What to work on —
Skip the pictures and quote all of the lines exactly.

Dataset content —
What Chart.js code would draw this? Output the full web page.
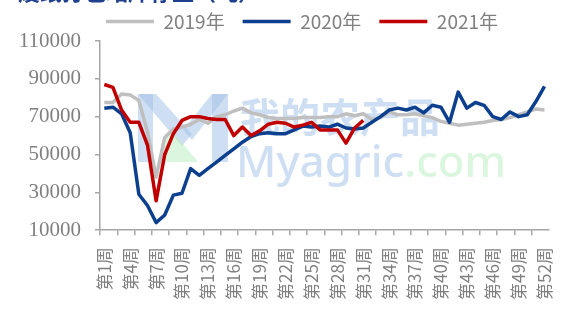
<!DOCTYPE html>
<html>
<head>
<meta charset="utf-8">
<script src="https://cdn.jsdelivr.net/npm/chart.js@4/dist/chart.umd.min.js"></script>
<style>
  html, body { margin: 0; padding: 0; background: #fff; overflow: hidden; }
  #wrap { position: relative; width: 577px; height: 310px; overflow: hidden; }
  #titulo { position: absolute; left: 18px; top: -21px; font-family: "Noto Sans CJK SC", sans-serif; font-weight: bold; font-size: 22px; line-height: 22px; color: #1f3f8f; white-space: nowrap; z-index: 2; }
  canvas { position: absolute; left: 0; top: 0; }
</style>
</head>
<body>
<div id="wrap">
  <canvas id="grafico" width="577" height="310"></canvas>
  <div id="titulo">废纸打包站库存量（吨）</div>
</div>
<script>
// ==============================
// Datos
// ==============================
const semanas = Array.from({ length: 52 }, (_, i) => `第${i + 1}周`);

const serie2019 = [
  77500, 77500, 82000, 81500, 78500, 62000, 38000, 59000, 63500, 64500,
  66000, 68500, 66500, 70000, 71000, 73000, 74500, 72000, 71000, 69500,
  69000, 69000, 69000, 69500, 69500, 69500, 70000, 70000, 71500, 70500,
  71500, 68500, 69500, 72500, 71000, 71000, 71500, 70500, 69500, 67500,
  66500, 65500, 66000, 66500, 67000, 68000, 68500, 69500, 71000, 72500,
  74000, 73500
];

const serie2020 = [
  74500, 75000, 71500, 61500, 29000, 23000, 14000, 18000, 28500, 29500,
  42500, 39000, 42500, 46000, 49500, 53000, 56500, 59500, 61000, 61500,
  61000, 61000, 63000, 65000, 64500, 65000, 64500, 66000, 64000, 63500,
  64000, 67000, 70000, 73500, 74500, 73500, 75000, 72000, 76000, 75000,
  67000, 83000, 74500, 77500, 76000, 70000, 68500, 72500, 70000, 71000,
  78000, 86000
];

const serie2021 = [
  87000, 85500, 73500, 67000, 67000, 55000, 25500, 50000, 61000, 68000,
  70000, 70000, 69000, 68500, 68500, 60000, 64500, 60000, 62500, 66000,
  67000, 66500, 64500, 65500, 67000, 63000, 63000, 63000, 56000, 64000,
  68000
];

const nombres = ['2019年', '2020年', '2021年'];
const colores = ['#bfbfbf', '#0d3f8f', '#c00000'];

// ==============================
// Plugins
// ==============================
const marcaAgua = {
  id: 'marcaAgua',
  beforeDatasetsDraw(chart) {
    const c = chart.ctx;
    c.save();
    c.fillStyle = 'rgba(160,192,232,0.5)';
    c.fillRect(138, 94, 15, 68);
    c.fillRect(212, 94, 16, 68);
    c.beginPath(); c.moveTo(138, 94); c.lineTo(156, 94); c.lineTo(192, 134); c.lineTo(182, 146); c.closePath(); c.fill();
    c.beginPath(); c.moveTo(212, 94); c.lineTo(228, 94); c.lineTo(192, 140); c.lineTo(183, 130); c.closePath(); c.fill();
    c.fillStyle = 'rgba(190,238,195,0.55)';
    c.beginPath(); c.moveTo(158, 162); c.lineTo(198, 162); c.lineTo(170, 128); c.closePath(); c.fill();
    c.fillStyle = 'rgba(160,192,232,0.5)';
    c.font = 'bold 40px "Noto Sans CJK SC"';
    c.textBaseline = 'alphabetic';
    c.fillText('我的农产品', 240, 132);
    c.font = '500 44px "Noto Sans"';
    c.fillText('Myagric', 236, 177);
    const w = c.measureText('Myagric').width;
    c.fillStyle = 'rgba(195,240,200,0.6)';
    c.fillText('.com', 236 + w, 177);
    c.restore();
  }
};

// corre la leyenda un poco a la derecha (el eje Y ocupa todo el margen izquierdo)
const moverLeyenda = {
  id: 'moverLeyenda',
  afterLayout(chart) {
    if (chart.legend) { chart.legend.left += 12; chart.legend.right += 12; }
  }
};

// ==============================
// Gráfica
// ==============================
const ctx = document.getElementById('grafico').getContext('2d');
new Chart(ctx, {
  type: 'line',
  data: {
    labels: semanas,
    datasets: [serie2019, serie2020, serie2021].map((d, i) => ({
      label: nombres[i],
      data: d,
      borderColor: colores[i],
      backgroundColor: colores[i],
      borderWidth: 3.5,
      pointRadius: 0,
      tension: 0,
      borderJoinStyle: 'round',
      order: 3 - i
    }))
  },
  options: {
    responsive: false,
    animation: false,
    layout: { padding: { left: 12, right: 9, top: -6, bottom: -2 } },
    plugins: {
      tooltip: { enabled: false },
      legend: {
        position: 'top',
        labels: {
          usePointStyle: true,
          pointStyle: 'line',
          pointStyleWidth: 48,
          padding: 18,
          color: '#808080',
          font: { family: '"Noto Sans CJK SC"', size: 19 },
          sort: (a, b) => a.datasetIndex - b.datasetIndex
        }
      }
    },
    scales: {
      x: {
        offset: true,
        grid: {
          offset: true,
          drawOnChartArea: false,
          tickLength: 5,
          lineWidth: 1.5,
          color: (c) => (c.index % 2 === 0 ? '#a6a6a6' : 'rgba(0,0,0,0)')
        },
        border: { display: true, color: '#a6a6a6', width: 1.5 },
        ticks: {
          autoSkip: false,
          minRotation: 90,
          maxRotation: 90,
          padding: 12,
          color: '#808080',
          font: { family: '"Noto Sans CJK SC"', size: 17 },
          callback: (v, i) => (i % 3 === 0 ? semanas[i] : '')
        }
      },
      y: {
        min: 10000,
        max: 110000,
        afterFit: (s) => { s.width = 88; },
        grid: { drawOnChartArea: false, tickLength: 5, color: '#a6a6a6', lineWidth: 1.5 },
        border: { display: true, color: '#a6a6a6', width: 1.5 },
        ticks: {
          stepSize: 20000,
          padding: 14,
          color: '#808080',
          font: { family: '"Liberation Serif"', size: 21 },
          callback: (v) => String(v)
        }
      }
    }
  },
  plugins: [marcaAgua, moverLeyenda]
});
</script>
</body>
</html>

Problem solution —
What Chart.js code would draw this? Output the full web page.
<!DOCTYPE html>
<html>
<head>
<meta charset="utf-8">
<script src="https://cdn.jsdelivr.net/npm/chart.js@4/dist/chart.umd.min.js"></script>
<style>
  html, body { margin: 0; padding: 0; background: #fff; overflow: hidden; }
  #wrap { position: relative; width: 577px; height: 310px; overflow: hidden; }
  #titulo { position: absolute; left: 18px; top: -21px; font-family: "Noto Sans CJK SC", sans-serif; font-weight: bold; font-size: 22px; line-height: 22px; color: #1f3f8f; white-space: nowrap; z-index: 2; }
  canvas { position: absolute; left: 0; top: 0; }
</style>
</head>
<body>
<div id="wrap">
  <canvas id="grafico" width="577" height="310"></canvas>
  <div id="titulo">废纸打包站库存量（吨）</div>
</div>
<script>
// ==============================
// Datos
// ==============================
const semanas = Array.from({ length: 52 }, (_, i) => `第${i + 1}周`);

const serie2019 = [
  77500, 77500, 82000, 81500, 78500, 62000, 38000, 59000, 63500, 64500,
  66000, 68500, 66500, 70000, 71000, 73000, 74500, 72000, 71000, 69500,
  69000, 69000, 69000, 69500, 69500, 69500, 70000, 70000, 71500, 70500,
  71500, 68500, 69500, 72500, 71000, 71000, 71500, 70500, 69500, 67500,
  66500, 65500, 66000, 66500, 67000, 68000, 68500, 69500, 71000, 72500,
  74000, 73500
];

const serie2020 = [
  74500, 75000, 71500, 61500, 29000, 23000, 14000, 18000, 28500, 29500,
  42500, 39000, 42500, 46000, 49500, 53000, 56500, 59500, 61000, 61500,
  61000, 61000, 63000, 65000, 64500, 65000, 64500, 66000, 64000, 63500,
  64000, 67000, 70000, 73500, 74500, 73500, 75000, 72000, 76000, 75000,
  67000, 83000, 74500, 77500, 76000, 70000, 68500, 72500, 70000, 71000,
  78000, 86000
];

const serie2021 = [
  87000, 85500, 73500, 67000, 67000, 55000, 25500, 50000, 61000, 68000,
  70000, 70000, 69000, 68500, 68500, 60000, 64500, 60000, 62500, 66000,
  67000, 66500, 64500, 65500, 67000, 63000, 63000, 63000, 56000, 64000,
  68000
];

const nombres = ['2019年', '2020年', '2021年'];
const colores = ['#bfbfbf', '#0d3f8f', '#c00000'];

// ==============================
// Plugins
// ==============================
const marcaAgua = {
  id: 'marcaAgua',
  beforeDatasetsDraw(chart) {
    const c = chart.ctx;
    c.save();
    c.fillStyle = 'rgba(160,192,232,0.5)';
    c.fillRect(138, 94, 15, 68);
    c.fillRect(212, 94, 16, 68);
    c.beginPath(); c.moveTo(138, 94); c.lineTo(156, 94); c.lineTo(192, 134); c.lineTo(182, 146); c.closePath(); c.fill();
    c.beginPath(); c.moveTo(212, 94); c.lineTo(228, 94); c.lineTo(192, 140); c.lineTo(183, 130); c.closePath(); c.fill();
    c.fillStyle = 'rgba(190,238,195,0.55)';
    c.beginPath(); c.moveTo(158, 162); c.lineTo(198, 162); c.lineTo(170, 128); c.closePath(); c.fill();
    c.fillStyle = 'rgba(160,192,232,0.5)';
    c.font = 'bold 40px "Noto Sans CJK SC"';
    c.textBaseline = 'alphabetic';
    c.fillText('我的农产品', 240, 132);
    c.font = '500 44px "Noto Sans"';
    c.fillText('Myagric', 236, 177);
    const w = c.measureText('Myagric').width;
    c.fillStyle = 'rgba(195,240,200,0.6)';
    c.fillText('.com', 236 + w, 177);
    c.restore();
  }
};

// corre la leyenda un poco a la derecha (el eje Y ocupa todo el margen izquierdo)
const moverLeyenda = {
  id: 'moverLeyenda',
  afterLayout(chart) {
    if (chart.legend) { chart.legend.left += 12; chart.legend.right += 12; }
  }
};

// ==============================
// Gráfica
// ==============================
const ctx = document.getElementById('grafico').getContext('2d');
new Chart(ctx, {
  type: 'line',
  data: {
    labels: semanas,
    datasets: [serie2019, serie2020, serie2021].map((d, i) => ({
      label: nombres[i],
      data: d,
      borderColor: colores[i],
      backgroundColor: colores[i],
      borderWidth: 3.5,
      pointRadius: 0,
      tension: 0,
      borderJoinStyle: 'round',
      order: 3 - i
    }))
  },
  options: {
    responsive: false,
    animation: false,
    layout: { padding: { left: 12, right: 9, top: -6, bottom: -2 } },
    plugins: {
      tooltip: { enabled: false },
      legend: {
        position: 'top',
        labels: {
          usePointStyle: true,
          pointStyle: 'line',
          pointStyleWidth: 48,
          padding: 18,
          color: '#808080',
          font: { family: '"Noto Sans CJK SC"', size: 19 },
          sort: (a, b) => a.datasetIndex - b.datasetIndex
        }
      }
    },
    scales: {
      x: {
        offset: true,
        grid: {
          offset: true,
          drawOnChartArea: false,
          tickLength: 5,
          lineWidth: 1.5,
          color: (c) => (c.index % 2 === 0 ? '#a6a6a6' : 'rgba(0,0,0,0)')
        },
        border: { display: true, color: '#a6a6a6', width: 1.5 },
        ticks: {
          autoSkip: false,
          minRotation: 90,
          maxRotation: 90,
          padding: 12,
          color: '#808080',
          font: { family: '"Noto Sans CJK SC"', size: 17 },
          callback: (v, i) => (i % 3 === 0 ? semanas[i] : '')
        }
      },
      y: {
        min: 10000,
        max: 110000,
        afterFit: (s) => { s.width = 88; },
        grid: { drawOnChartArea: false, tickLength: 5, color: '#a6a6a6', lineWidth: 1.5 },
        border: { display: true, color: '#a6a6a6', width: 1.5 },
        ticks: {
          stepSize: 20000,
          padding: 14,
          color: '#808080',
          font: { family: '"Liberation Serif"', size: 21 },
          callback: (v) => String(v)
        }
      }
    }
  },
  plugins: [marcaAgua, moverLeyenda]
});
</script>
</body>
</html>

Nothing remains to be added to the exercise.